According to president Silanyo’s draft law that members of parliament seem to have been not only afraid of approving but debating as well, women and minority clans would have been allocated a number of nominated seats in local councils and to both Guurti-elders and House of representatives-MPs, the two houses of parliament respectively.
Guurti elders never got a chance to air their views on the issue since the bill failed to muster approval in the lower chamber as is the rule
If amended to sections 5 and 6 of the draft election law had gone through thence legalizing women access to political office through a quota system at local and national levels then nominated women representatives would have been established as below
1. Share of Women in Local councils by grade
I. Local councils- Grade A 4 members
II. Local councils-Grade B 3 members
III. Local councils- Grade C 2 members
IV. Local councils –Grade D 1 member
With seven local councils graded A, 3 Bs, 11 Cs and 17 Ds the total number of assured seats for women would have been 83.
In the 2012 Somaliland local council elections which had the largest female candidacy ever, numbering 149 of the total 2 368 candidates competing for 379 positions, only three were elected
2. Share of women in Parliament’s House of Representatives through nomination would have been 10% distributed regionally as follows:
I. Maroodi Jeeh region 2 MPs
ii.
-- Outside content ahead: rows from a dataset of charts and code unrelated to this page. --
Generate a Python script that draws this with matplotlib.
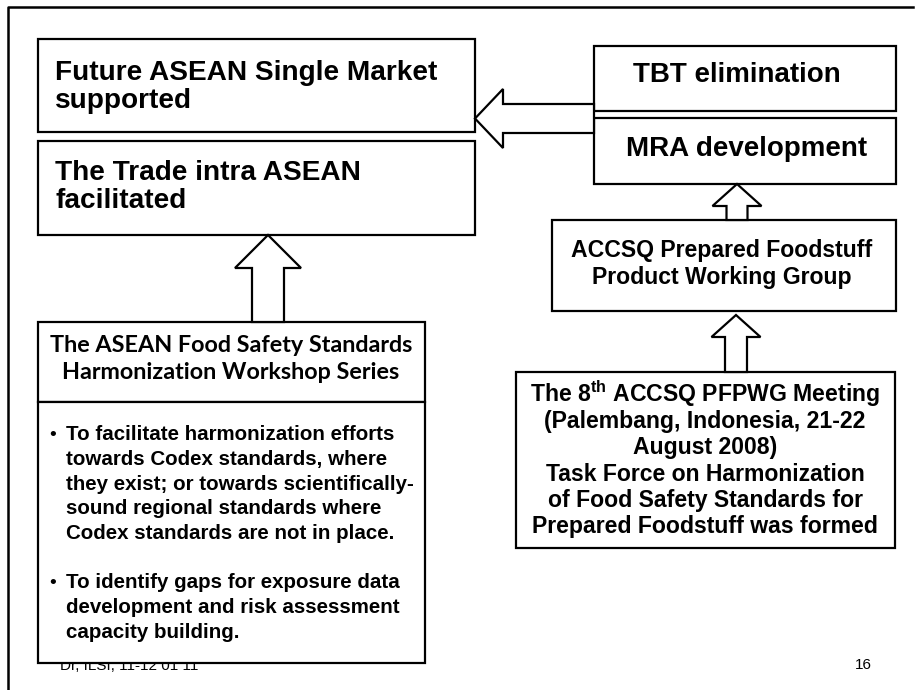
import matplotlib.pyplot as plt
from matplotlib.patches import Rectangle, Polygon

plt.rcParams['mathtext.fontset'] = 'custom'
plt.rcParams['mathtext.rm'] = 'Liberation Sans'
plt.rcParams['mathtext.bf'] = 'Liberation Sans:bold'

# slide texts
goal_lines = ["Future ASEAN Single Market", "supported"]
trade_lines = ["The Trade intra ASEAN", "facilitated"]
tbt_label = "TBT elimination"
mra_label = "MRA development"
accsq_lines = ["ACCSQ Prepared Foodstuff", "Product Working Group"]
meeting_lines = [r"The 8$^{\mathbf{th}}$ ACCSQ PFPWG Meeting",
                 "(Palembang, Indonesia, 21-22",
                 "August 2008)",
                 "Task Force on Harmonization",
                 "of Food Safety Standards for",
                 "Prepared Foodstuff was formed"]
workshop_lines = ["The ASEAN Food Safety Standards",
                  "Harmonization Workshop Series"]
bullet_1 = ["To facilitate harmonization efforts",
            "towards Codex standards, where",
            "they exist; or towards scientifically-",
            "sound regional standards where",
            "Codex standards are not in place."]
bullet_2 = ["To identify gaps for exposure data",
            "development and risk assessment",
            "capacity building."]
footer_left = "Dr, ILSI, 11-12 01 11"
page_no = "16"

W, H = 917, 690
SANS = 'Liberation Sans'
LW = 1.6

fig = plt.figure(figsize=(W / 100, H / 100), dpi=100)
ax = fig.add_axes([0, 0, 1, 1])
ax.set_xlim(0, W)
ax.set_ylim(H, 0)
ax.axis('off')


def box(x0, y0, x1, y1, z=2):
    ax.add_patch(Rectangle((x0, y0), x1 - x0, y1 - y0, facecolor='white',
                           edgecolor='black', lw=LW, zorder=z))


def up_arrow(cx, tip, base, bottom, hw, sw):
    pts = [(cx, tip), (cx + hw, base), (cx + sw, base), (cx + sw, bottom),
           (cx - sw, bottom), (cx - sw, base), (cx - hw, base)]
    ax.add_patch(Polygon(pts, closed=True, facecolor='white',
                         edgecolor='black', lw=LW, zorder=3))


def left_arrow(cy, tip, base, tail, hw, sw):
    pts = [(tip, cy), (base, cy - hw), (base, cy - sw), (tail, cy - sw),
           (tail, cy + sw), (base, cy + sw), (base, cy + hw)]
    ax.add_patch(Polygon(pts, closed=True, facecolor='white',
                         edgecolor='black', lw=LW, zorder=3))


def lines(txt, x, y0, step, size, ha='center', family=SANS):
    for i, t in enumerate(txt):
        ax.text(x, y0 + i * step, t, ha=ha, va='baseline', fontsize=size,
                fontweight='bold', family=family, zorder=5)


# slide frame (top and left edge only)
ax.plot([8, 8, 913], [H, 7, 7], color='black', lw=1.8, zorder=1)

# left column
box(38, 39, 475, 132)
lines(goal_lines, 55, 80, 28, 20.2, ha='left')
box(38, 141, 475, 235)
lines(trade_lines, 55, 179.5, 29, 20.2, ha='left')

up_arrow(268, 235, 268, 322, 33, 16)

ax.text(60, 670, footer_left, ha='left', va='baseline', fontsize=11,
        family=SANS, zorder=1)

box(38, 322, 425, 402)
lines(workshop_lines, 231, 352, 26.7, 16.8, family='Lato')
box(38, 402, 425, 663)
for y0, txt in [(440, bullet_1), (588, bullet_2)]:
    ax.text(49, y0, "\u2022", ha='left', va='baseline', fontsize=14,
            family=SANS, zorder=5)
    lines(txt, 66, y0, 24.8, 14.8, ha='left')

# right column
box(594, 46, 896, 111)
ax.text(737, 82.5, tbt_label, ha='center', va='baseline', fontsize=20,
        fontweight='bold', family=SANS, zorder=5)
box(594, 118, 896, 184)
ax.text(747, 156.5, mra_label, ha='center', va='baseline', fontsize=20,
        fontweight='bold', family=SANS, zorder=5)

left_arrow(118.5, 475, 503, 594, 29.5, 14.5)

up_arrow(737, 184, 206, 220, 24.5, 10.5)
box(552, 220, 896, 311)
lines(accsq_lines, 721.5, 256.7, 27.6, 16.6)

up_arrow(736, 315, 337, 372, 24.5, 11)
box(516, 372, 895, 548)
lines(meeting_lines, 705, 401.7, 26.3, 16.6)

ax.text(863, 669, page_no, ha='center', va='baseline', fontsize=11,
        family=SANS, zorder=5)

fig.savefig('out.png', dpi=100)
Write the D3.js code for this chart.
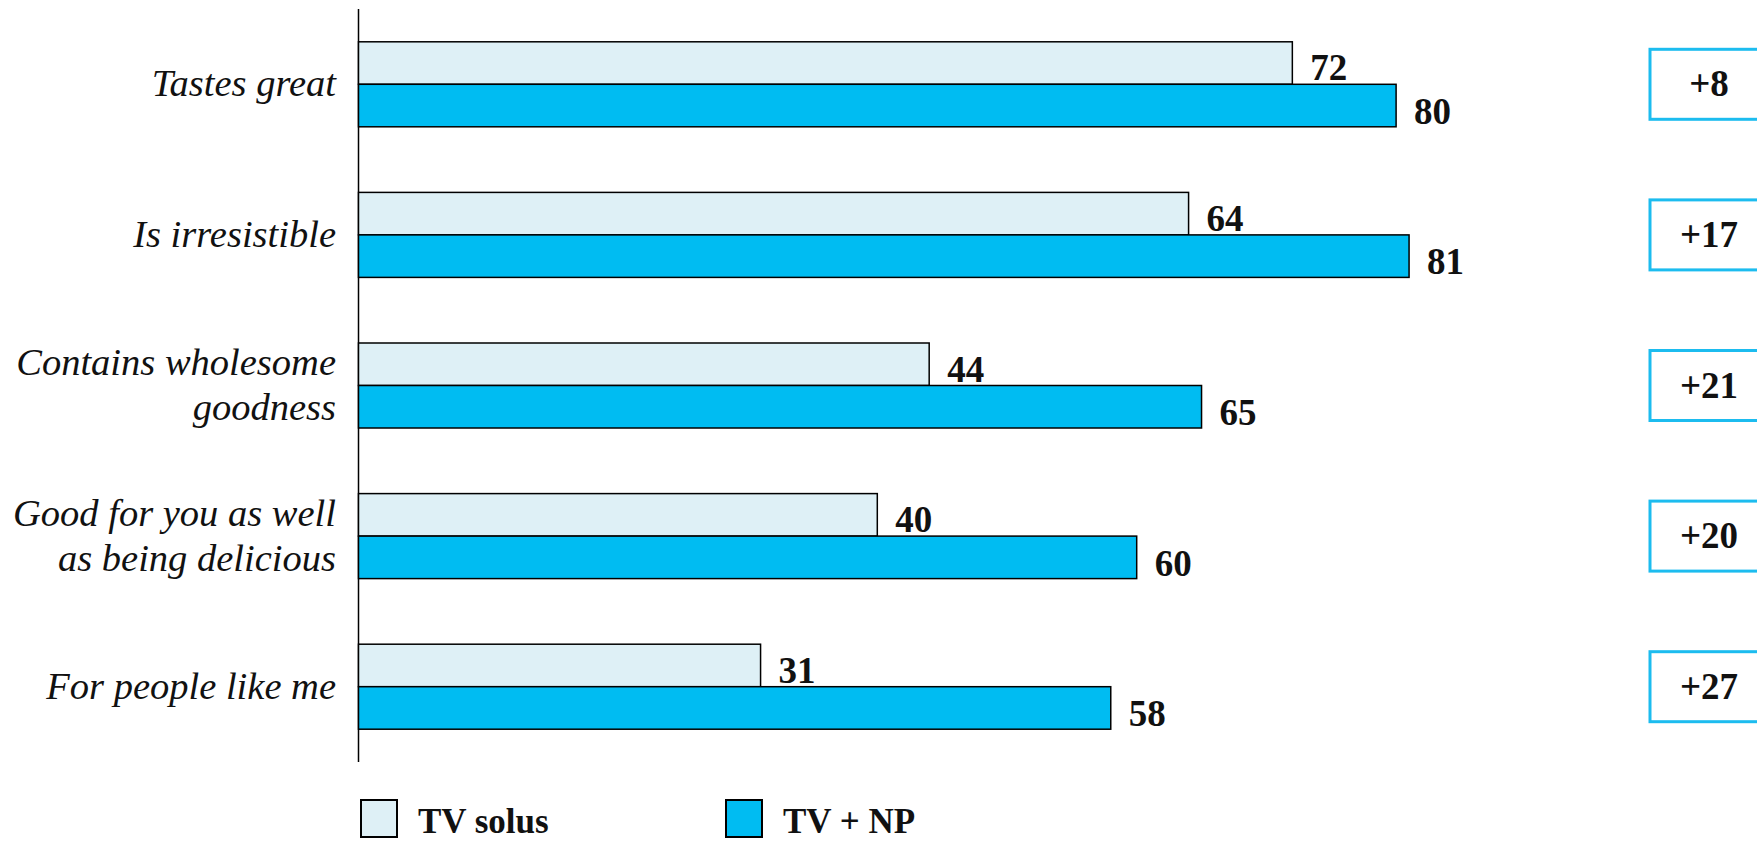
<!DOCTYPE html>
<html lang="en">
<head>
    <meta charset="UTF-8">
    <script src="https://d3js.org/d3.v7.min.js"></script>
    <title>TV solus vs TV + NP</title>
    <style>
        body { margin: 0; background: white; }
        svg { display: block; }
    </style>
</head>
<body>
<div id="chart"></div>
<script>
    // data
    var categories = [
        ["Tastes great"],
        ["Is irresistible"],
        ["Contains wholesome", "goodness"],
        ["Good for you as well", "as being delicious"],
        ["For people like me"]
    ];
    var tvSolus = [72, 64, 44, 40, 31];
    var tvNP = [80, 81, 65, 60, 58];
    var diffs = ["+8", "+17", "+21", "+20", "+27"];
    var seriesNames = ["TV solus", "TV + NP"];

    var canvasWidth = 1757;
    var canvasHeight = 841;
    var lightFill = "#def0f6";
    var darkFill = "#00bcf2";
    var boxColor = "#1cbcef";
    var serif = "'Liberation Serif', 'Times New Roman', serif";

    var svg = d3.select("#chart").append("svg")
        .attr("width", canvasWidth)
        .attr("height", canvasHeight);

    var x0 = 358.5;
    var xScale = d3.scaleLinear().domain([0, 100]).range([x0, x0 + 1297]);
    var yScale = d3.scaleBand()
        .domain(d3.range(categories.length))
        .range([9, 762]);
    var barH = 42.5;
    var groupCenter = function(i) { return yScale(i) + yScale.bandwidth() / 2; };

    // left axis line
    svg.append("line")
        .attr("x1", x0).attr("x2", x0)
        .attr("y1", yScale.range()[0]).attr("y2", yScale.range()[1])
        .attr("stroke", "black").attr("stroke-width", 1.5);

    // category labels, one text per line
    categories.forEach(function(lines, i) {
        var lh = 45;
        var start = groupCenter(i) - (lines.length - 1) * lh / 2 + 12;
        lines.forEach(function(line, j) {
            svg.append("text")
                .attr("class", "cat")
                .attr("x", 336)
                .attr("y", start + j * lh)
                .attr("text-anchor", "end")
                .style("font-family", serif)
                .style("font-style", "italic")
                .style("font-size", "38.5px")
                .attr("fill", "#111")
                .text(line);
        });
    });

    // bars
    var rows = categories.map(function(c, i) { return {i: i, a: tvSolus[i], b: tvNP[i], d: diffs[i]}; });

    svg.selectAll(".barA").data(rows).enter().append("rect")
        .attr("class", "barA")
        .attr("x", xScale(0))
        .attr("y", function(d) { return groupCenter(d.i) - barH; })
        .attr("width", function(d) { return xScale(d.a) - xScale(0); })
        .attr("height", barH)
        .attr("fill", lightFill).attr("stroke", "black").attr("stroke-width", 1.5);

    svg.selectAll(".barB").data(rows).enter().append("rect")
        .attr("class", "barB")
        .attr("x", xScale(0))
        .attr("y", function(d) { return groupCenter(d.i); })
        .attr("width", function(d) { return xScale(d.b) - xScale(0); })
        .attr("height", barH)
        .attr("fill", darkFill).attr("stroke", "black").attr("stroke-width", 1.5);

    // value labels
    var valFont = function(sel, size) {
        sel.style("font-family", serif)
            .style("font-weight", "bold")
            .style("font-size", (size || 37) + "px")
            .attr("fill", "#111");
    };
    svg.selectAll(".valA").data(rows).enter().append("text")
        .attr("class", "valA")
        .attr("x", function(d) { return xScale(d.a) + 18; })
        .attr("y", function(d) { return groupCenter(d.i) - 4; })
        .text(function(d) { return d.a; })
        .call(valFont);
    svg.selectAll(".valB").data(rows).enter().append("text")
        .attr("class", "valB")
        .attr("x", function(d) { return xScale(d.b) + 18; })
        .attr("y", function(d) { return groupCenter(d.i) + barH - 3; })
        .text(function(d) { return d.b; })
        .call(valFont);

    // difference boxes
    svg.selectAll(".dbox").data(rows).enter().append("rect")
        .attr("class", "dbox")
        .attr("x", 1650)
        .attr("y", function(d) { return groupCenter(d.i) - 35; })
        .attr("width", 130)
        .attr("height", 70)
        .attr("fill", "white").attr("stroke", boxColor).attr("stroke-width", 3);
    svg.selectAll(".dtext").data(rows).enter().append("text")
        .attr("class", "dtext")
        .attr("x", 1709)
        .attr("y", function(d) { return groupCenter(d.i) + 12; })
        .attr("text-anchor", "middle")
        .text(function(d) { return d.d; })
        .call(valFont);

    // legend
    var legendX = [361, 726];
    var legend = svg.selectAll(".leg").data(seriesNames).enter().append("g")
        .attr("class", "leg")
        .attr("transform", function(d, i) { return "translate(" + legendX[i] + ", 800)"; });
    legend.append("rect")
        .attr("width", 36).attr("height", 37)
        .attr("fill", function(d, i) { return i === 0 ? lightFill : darkFill; })
        .attr("stroke", "black").attr("stroke-width", 2);
    legend.append("text")
        .attr("x", 57)
        .attr("y", 33)
        .text(function(d) { return d; })
        .call(valFont, 35);
</script>
</body>
</html>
Togdheer region 2 MPs
iii. Awdal region 1 MP
iv. Sanaag region 1 MP
V. Sahil Region 1 MP
vi. Sool region 1 MP
In the one and only parliamentary election in Somaliland held in 2005 two women, one each from Sanaag and Awdal regions were elected legislators, currently only one MP Baar Saaed representing Sanaag remains after her Awdal colleague Lady Ikran Haji Daud was deregistered in September 2012 for allegedly missing 20 consecutive sittings.
Hon Baar Saeed one of the two members of the women parliamentarians association revealed that the rejection of the amendment by her fellow legislators was a public declaration disapproval fort the relentless campaign for inclusion of women in the decision making process.
“I once again appeal to my honourable colleagues to reconsider their decision and approve the women quota amendment,” said Hon Baar Saeed said after the gender based quota bill was defeated
The law rejected by legislators was submitted to parliament by president Silanyo after a committee, he the president, had appointed collected views all over the country. According to the committee’s report, which was the basis for the draft law a majority of Somalilanders, were pro availing women and minority clans nominated seats.
Despite the denial by legislators President Silanyo has endeavored to establish some semblance of gender parity in his administration that has 2 females holding the portfolios of Fiancee and environment namely Zamzam Abdi Aden and Shukri Haji Bandare .
A couple others hold deputy minister positions While the office of Director General at the presidency minister has also for the first time been appointed a woman.
For Somaliland This might seem very meager percentages compared to other countries for example Rwanda which has the highest proportion of women in parliament worldwide, and Comoros, which has one woman MP out 33.
But in comparison to the Nigerian parliament where In the 2011 general elections only 32 women were elected out of 469 members, which is barely 8% representation in Somaliland where cultural norms confine women to the kitchen having even one female MP is a milestone.
Even though Negative social institutions and norms create a stumbling block for advancing gender equality and women’s empowerment how much does this huge decision making gender disparity cost Somaliland in terms of social Development and poverty alleviation
According to the UNDPs Helen Clark “If gender gaps can be closed in labor markets, education, health and other areas, then poverty and hunger eradication can be achieved,”
For somaliland where the male dominated parliament does not only deny women, gender parity shall remain a dream unless the illegal membership now in its 11 year is ended thus election of a new crop of legislators in tandem with the President Silanyo vision that might remove the country from the Gender inequality is costing sub-Saharan Africa on average $US95 a year, according to the Africa Human Development Report 2016.